Lisbeth Andresen is inspirational as a young actor. She’s so believable and allows viewers to see the world of this show through the eyes of a child. She accepts everything that is with ease, and that’s frightening to see. She shows how resilient children are, and how they simply don’t miss what they’ve never known.
CGI & Action
The setting and the costume/make-up design is what makes this show so strong. The world looks bleak and the people are made to seem older, and the fact their lives have been hard is obvious. This is really well thought out. The plain clothing and lack of cosmetics on show, the dirt in peoples’ faces and even the broken look in their eyes really come through. This is an intelligent show that paints a world similar to the one in Children of Men, or The Road.
The fight scene and the costumes of the Spanish authorities were particularly impressive. No fancy theatrical stunts or over the top designs. Everything is so understated and that’s why it’s gritty. This looks like a world that has collapsed.

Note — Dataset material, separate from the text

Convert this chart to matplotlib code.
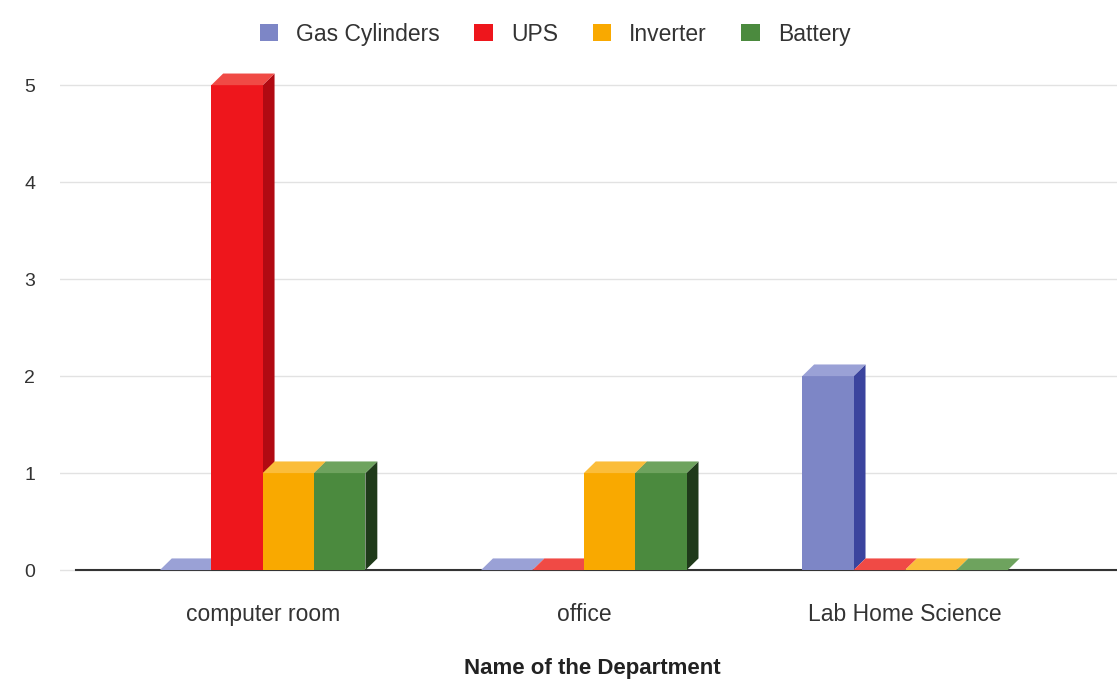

Even the lack of trees and a general sense of doom are loudly sensed, because of their absence. It may look like this was easy to create, but it’s obvious that a very specific idea has been aimed for. It’s been attained and looks terrifying due to it being so close to what we all know, but yet so far from it too. That’s the genius of it. The weaponry is the guns that we have today. Seeing how quick those who wield them are to use it is what’s the scary part. The psychology of the show is expressed by the way it has been made to look. It’s smart and sparse, terrifying and taut.
Overall (including Incidental Music)
There was nothing to firmly put this show in the realm of sci-fi. Yet, that’s what we think of it as. As this was only episode one there may yet be technologies that have come available that are used. The children being taken strongly suggested that they may well what part of what makes it sci-fi. We know they’re being experimented on, just not to what extent and why. It was refreshing seeing a show that didn’t rely on a central plot device to work, from the off. The circumstances are the plot. Watching the show felt eerily relatable at times. Whilst we’re currently not living this way, the reality of it didn’t seem only the stuff of speculative fiction. The themes of the show were strong and that made for compelling viewing. Those that are natives were treated like immigrants and asylum seekers are today. Turning the tables like this was a fantastic way of exploring how privilege and fortune are only ever really down to circumstances. From this theme stems others, like poverty, desperation, and distrust of others.
The music of the show was also understated and weaved in flawlessly. The instrumental pieces added to the atmosphere. Again, a great choice to keep the show’s tone as understated. Not using known songs or ones from pop culture kept the realism going. When the children sang the hymn it really hit home how totalitarian it was. Spain was under a Fascist dictatorship into the 1970s, which many viewers may not know, or have forgotten. Using this history is powerful and lets people see a story that is written by those who clearly haven’t forgotten. With this wonderful first episode under its belt, this is a really promising start. A show for grown-ups that’s smart, character-driven and visually innovative. Great stuff. After “The Boys” this is the new priority for Friday’s, as new episodes drop weekly. We’ll be on hand to review them and very much look forward to it.